Is our HR department a profit center? Do a survey in your organization and ask this question to every employee, including the CEO and the Head of HR. This survey will be an eye-opener to all HR.
You will get a skewed bell curve. There are many who may say, Yes, our HR is a profit center. Well, that is superb. Can I see the numbers in the Balance sheet? Do we even have answers?
What can be done?
HR must believe that HR can be a profit center. The perception that HR is a cost center is so deeply ingrained in the Corporate DNA, that it is seldom challenged. The people who challenge it are condemned, criticized, or pulled down by their very own bosses and colleagues.
In one of the interviews I was taking, a senior sales executive remarked, ‘When I remember HR, I remember salaries, outdoor training programs, and events. Never heard of HR being a profit center.’ Can we have separate functions that do not come under HR, initially which was a sub-function of HR? Example Can we separate training (with quantified and measurable objectives) and training that involves outdoor location as a separate function, which employees feel is a vacation? Can we separate employee engagement as a separate function not as a part of HR? Are we willing to take this quantum leap?
We can have systems in place that will have every penny count. Are we willing to invest in the systems and the skills required to run them?
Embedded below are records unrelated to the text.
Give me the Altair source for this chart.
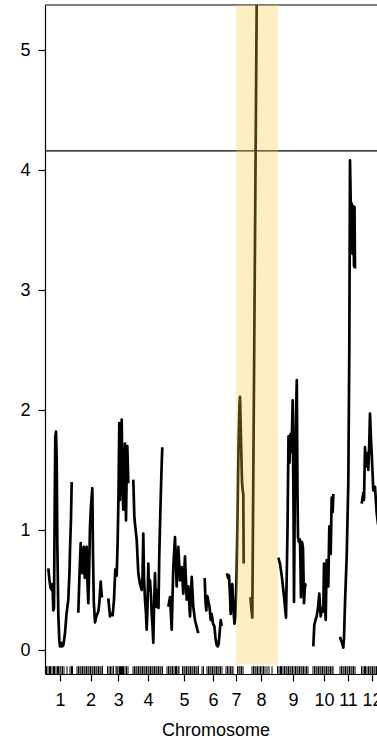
import altair as alt
import pandas as pd

FONT = "Liberation Sans"

# chromosome layout on the genome-wide axis (arbitrary genome units)
chrom_names = ["1", "2", "3", "4", "5", "6", "7", "8", "9", "10", "11", "12"]
chrom_start = [1.5, 32, 62.5, 87.5, 122, 157, 181, 204, 232, 267.5, 295, 315.5]
chrom_end = [28.5, 59, 84, 118.5, 156, 179, 201, 228, 264, 290.5, 311, 338.5]

# LOD profile, one pair of lists per chromosome (genome position, LOD)
c1_pos = [3.3, 4.5, 5.5, 6.7, 7.5, 8.3, 9, 9.7, 10.3, 11, 11.7, 12.3, 13.3, 14.3, 15, 16, 17, 18.3, 19, 20, 21.5, 23.3, 24.5, 25, 26, 26.7]
c1_lod = [0.68, 0.58, 0.52, 0.5, 0.55, 0.33, 0.35, 1.2, 1.78, 1.82, 1.6, 0.9, 0.3, 0.08, 0.03, 0.06, 0.03, 0.04, 0.08, 0.14, 0.3, 0.42, 0.65, 0.83, 1.1, 1.4]
c2_pos = [33.3, 34.3, 35.7, 36.5, 37.3, 38, 39, 39.8, 40.7, 41.7, 42.5, 43.3, 44, 45, 46, 47.3, 48, 48.8, 50, 51, 52.3, 53.3, 54.3, 55.7, 56.7, 57.7]
c2_lod = [0.31, 0.58, 0.89, 0.7, 0.64, 0.85, 0.86, 0.6, 0.75, 0.86, 0.55, 0.39, 0.6, 1.03, 1.2, 1.35, 0.8, 0.4, 0.23, 0.27, 0.3, 0.32, 0.39, 0.57, 0.45, 0.44]
c3_pos = [63.3, 65, 66.5, 67.7, 69, 70.3, 71.7, 72.7, 73.5, 74.3, 75, 75.8, 76.7, 77.5, 78.3, 79, 80, 81, 81.7, 82.3, 83.3]
c3_lod = [0.43, 0.28, 0.3, 0.29, 0.42, 0.67, 0.62, 0.92, 1.3, 1.89, 1.25, 1.6, 1.92, 1.4, 1.17, 1.45, 1.72, 1.08, 1.5, 1.7, 1.39]
c4_pos = [88.3, 89.3, 90, 91.7, 93.3, 95, 96.7, 97.5, 98.3, 99, 100, 101, 101.7, 102.5, 103.3, 104, 105, 106, 106.7, 107.5, 108.3, 109, 110, 111, 112, 112.7, 113.5, 114.3, 115.5, 116.5, 117.3]
c4_lod = [1.42, 1.12, 1.05, 0.92, 0.64, 0.55, 0.5, 0.6, 0.97, 0.6, 0.42, 0.3, 0.17, 0.35, 0.72, 0.5, 0.58, 0.45, 0.3, 0.2, 0.06, 0.35, 0.64, 0.36, 0.5, 0.47, 0.35, 0.8, 1.2, 1.5, 1.69]
c5_pos = [123.3, 125, 126.7, 128.3, 130, 131.7, 133.3, 135, 136.7, 138.3, 140, 141.7, 143.3, 145, 146.7, 148.3, 150, 151.7, 153.3]
c5_lod = [0.36, 0.44, 0.17, 0.69, 0.94, 0.53, 0.86, 0.58, 0.69, 0.47, 0.78, 0.42, 0.53, 0.28, 0.61, 0.36, 0.25, 0.19, 0.14]
c6_pos = [159.7, 160.5, 161.3, 162.3, 163.5, 164.5, 165.7, 166.7, 168, 169.3, 170.5, 171.7, 172.7, 173.7, 174.7, 175.7, 176.7]
c6_lod = [0.6, 0.4, 0.33, 0.45, 0.4, 0.36, 0.25, 0.3, 0.22, 0.2, 0.1, 0.04, 0.03, 0.05, 0.15, 0.25, 0.2]
c7_pos = [182, 183, 184, 185, 185.7, 186.5, 187.3, 188.3, 189.5, 190.3, 191.5, 192.5, 193.5, 194.5, 195, 196, 197, 197.7, 198.3, 198.7]
c7_lod = [0.64, 0.6, 0.62, 0.45, 0.3, 0.5, 0.55, 0.35, 0.22, 0.28, 0.6, 1.1, 1.7, 2.05, 2.11, 1.75, 1.4, 1.33, 1.3, 0.72]
c8_pos = [205.5, 206.3, 207.3, 213.5, 217, 222, 228]
c8_lod = [0.44, 0.35, 0.27, 7.5, 9.5, 10.4, 9.6]
c9_pos = [233.3, 235, 237, 239, 241, 242.5, 243.5, 244.5, 245.5, 246.5, 247.7, 248.5, 249, 250, 251, 251.8, 252.5, 253, 254, 255, 256, 257, 258, 259, 260, 261]
c9_lod = [0.77, 0.72, 0.6, 0.45, 0.27, 1.0, 1.78, 1.56, 1.8, 1.65, 2.08, 1.2, 0.4, 1.5, 1.95, 2.25, 1.3, 0.94, 0.9, 0.92, 0.44, 0.9, 0.85, 0.39, 0.55, 0.53]
c10_pos = [268.3, 269.3, 270.5, 271.7, 273, 274.3, 275.7, 277, 278.3, 279, 280, 280.7, 281.7, 283.3, 284.3, 285.7, 286.7, 287.7, 288.3]
c10_lod = [0.03, 0.21, 0.25, 0.28, 0.35, 0.47, 0.28, 0.35, 0.32, 0.72, 0.4, 0.25, 0.75, 0.53, 1.03, 0.8, 1.27, 1.15, 1.3]
c11_pos = [295, 296, 296.7, 298.3, 299, 300, 301.7, 303.3, 304.3, 305, 306, 306.7, 307.5, 308.3, 309, 309.5, 310]
c11_lod = [0.11, 0.08, 0.07, 0.02, 0.1, 0.39, 0.78, 1.39, 2.5, 4.08, 3.6, 3.72, 3.3, 3.7, 3.2, 3.69, 3.18]
c12_pos = [316.7, 318.3, 319, 320, 321, 322.3, 323.3, 324.2, 325, 326, 326.7, 328.3, 330, 331.7, 333, 335]
c12_lod = [1.22, 1.31, 1.25, 1.69, 1.53, 1.64, 1.5, 1.7, 1.97, 1.75, 1.64, 1.33, 1.36, 1.14, 1.05, 1.1]

# genetic markers (rug along the bottom)
marker_pos = [
    1.5, 3, 4.5, 5.5, 7, 8.5, 9.5, 11, 12.5, 13.5, 15, 16, 17.5, 19, 22, 25, 26.5, 27.5,
    32, 33.5, 35, 36, 37.5, 39, 40, 41.5, 43, 44, 45.5, 47, 48, 49.5, 51, 52, 53.5, 55, 56, 57.5,
    62.5, 64, 65.5, 67, 68.5, 71, 72, 73, 74.5, 75.5, 76.5, 77.5, 78.5, 80, 81.5, 83,
    88, 89.5, 91, 92, 93.5, 95, 96, 97.5, 99, 100, 101.5, 103, 104, 105.5, 107, 108, 109.5, 111, 112, 113.5, 115, 116, 117.5,
    122, 123.5, 125, 126, 127.5, 129, 130.5, 131.5, 133, 134, 137.5, 139, 140, 141.5, 143, 144, 145.5, 147, 148, 149.5, 151, 152, 153.5,
    157, 158.5, 162, 163.5, 165, 166, 167.5, 169, 170, 171.5, 173, 174, 175.5, 177,
    181, 182.5, 184, 185.5, 187, 188, 192.5, 194, 195, 196.5, 198,
    207, 208.5, 210, 211, 212.5, 214, 215.5, 217, 218.5, 220, 222, 224, 227,
    232.5, 234, 235.5, 236.5, 238, 239.5, 241, 242, 243.5, 245, 246, 247.5, 249, 250.5, 252, 253, 254.5, 256, 257, 258.5, 260, 261.5, 263,
    268, 269.5, 271, 272, 273.5, 275, 276, 277.5, 279, 280, 281.5, 283, 284, 285.5, 287, 288,
    295, 296.5, 298, 299, 300.5, 302, 303, 304.5, 306, 307, 308.5, 310,
    316.5, 318, 319.5, 320.5, 322, 323.5, 325, 326, 327.5, 329, 330, 331.5, 333, 334,
]

threshold = [4.16]
band_start = [191]
band_end = [233]
band_low = [-0.12]

x_domain = [0, 332]
y_domain = [-0.2, 5.375]
rug_top = -0.135

# ---- tables built from the arrays ----
chroms = [
    (c1_pos, c1_lod), (c2_pos, c2_lod), (c3_pos, c3_lod), (c4_pos, c4_lod),
    (c5_pos, c5_lod), (c6_pos, c6_lod), (c7_pos, c7_lod), (c8_pos, c8_lod),
    (c9_pos, c9_lod), (c10_pos, c10_lod), (c11_pos, c11_lod), (c12_pos, c12_lod),
]
rows = []
for name, (ps, ls) in zip(chrom_names, chroms):
    for p, l in zip(ps, ls):
        rows.append({"chr": name, "pos": p, "lod": l})
curve = pd.DataFrame(rows)

mids = [(s + e) / 2 for s, e in zip(chrom_start, chrom_end)]
label_expr = ""
for m, n in zip(mids, chrom_names):
    label_expr += f"abs(datum.value - {m}) < 0.01 ? '{n}' : "
label_expr += "''"

markers = pd.DataFrame({"pos": marker_pos})
thr = pd.DataFrame({"lod": threshold})
band = pd.DataFrame({"start": band_start, "end": band_end, "low": band_low, "high": [y_domain[1]]})
top = pd.DataFrame({"lod": [y_domain[1]]})

xs = alt.Scale(domain=x_domain, nice=False, zero=False)
ys = alt.Scale(domain=y_domain, nice=False, zero=False)

x_axis = alt.Axis(
    values=mids, labelExpr=label_expr, title="Chromosome", grid=False,
    tickSize=7, labelPadding=10, labelFontSize=18, labelFont=FONT, labelColor="black",
    titleFontSize=18, titleFont=FONT, titleFontWeight="normal", titleColor="black",
    titleX=170.5, titleY=61, titleBaseline="alphabetic", titleAlign="center",
    domainColor="black", tickColor="black", labelOverlap=False, labelFlush=False,
)
y_axis = alt.Axis(
    values=[0, 1, 2, 3, 4, 5], title=None, grid=False, tickSize=7, labelPadding=8,
    labelFontSize=18, labelFont=FONT, labelColor="black",
    domainColor="black", tickColor="black",
)

line = alt.Chart(curve).mark_line(color="black", strokeWidth=2.7, clip=True, strokeJoin="round").encode(
    x=alt.X("pos:Q", scale=xs, axis=x_axis),
    y=alt.Y("lod:Q", scale=ys, axis=y_axis),
    detail="chr:N",
)

top_line = alt.Chart(top).mark_rule(color="black", strokeWidth=1.2).encode(
    y=alt.Y("lod:Q", scale=ys, axis=y_axis)
)

thr_line = alt.Chart(thr).mark_rule(color="black", strokeWidth=1.2).encode(
    y=alt.Y("lod:Q", scale=ys, axis=y_axis)
)

rug = alt.Chart(markers).mark_rule(color="black", strokeWidth=1).encode(
    x=alt.X("pos:Q", scale=xs, axis=x_axis),
    y=alt.Y(datum=y_domain[0], scale=ys, axis=y_axis),
    y2=alt.Y2(datum=rug_top),
)

band_rect = alt.Chart(band).mark_rect(color="#F8C63A", opacity=0.3).encode(
    x=alt.X("start:Q", scale=xs, axis=x_axis),
    x2="end:Q",
    y=alt.Y("low:Q", scale=ys, axis=y_axis),
    y2="high:Q",
)

chart = alt.layer(top_line, thr_line, line, rug, band_rect).properties(
    width=332, height=669,
    autosize="none",
    padding={"left": 45, "top": 5, "right": 0, "bottom": 66},
    background="white",
).configure_view(strokeWidth=0).configure_axis(domainWidth=1.2, tickWidth=1.2)

chart.save("out.html", embed_options={"renderer": "svg", "actions": False})
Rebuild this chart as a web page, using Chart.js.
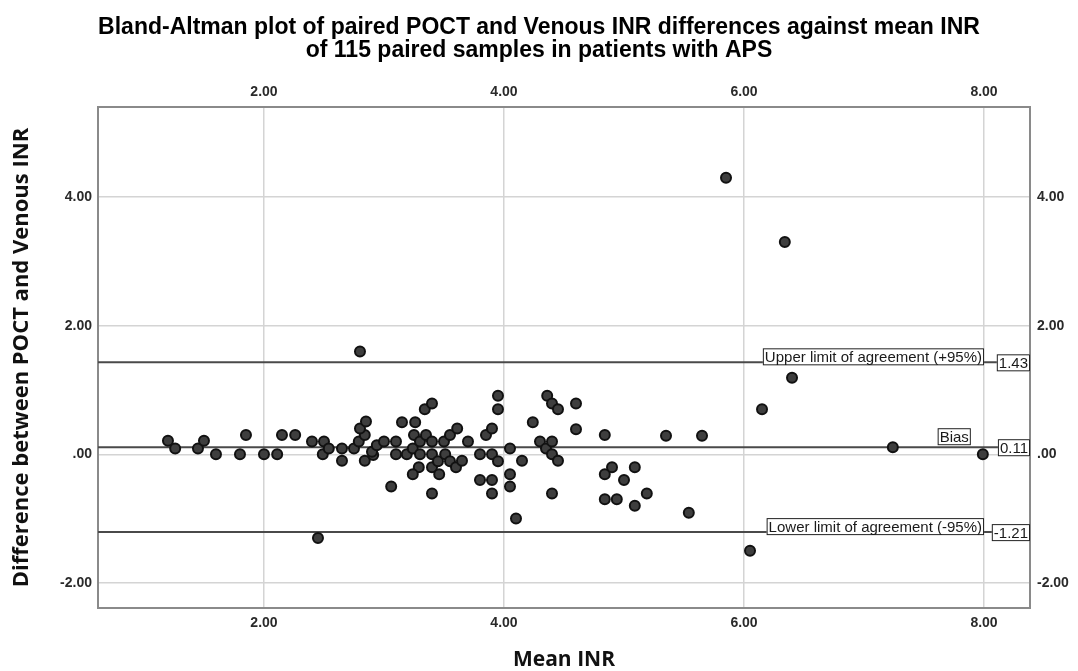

Can we change our own mental models?
The journey is tough with challenges just like climbing Mount Everest. It is not everyone's cup of tea to take the challenge to prove that HR can make a profit provided we unmask our own mental models and streamline processes.
Just like it took a pandemic for corporates to realize that working from home is possible. Let us not wait for a pandemic in HR to realize that the HR department can be made a profit center.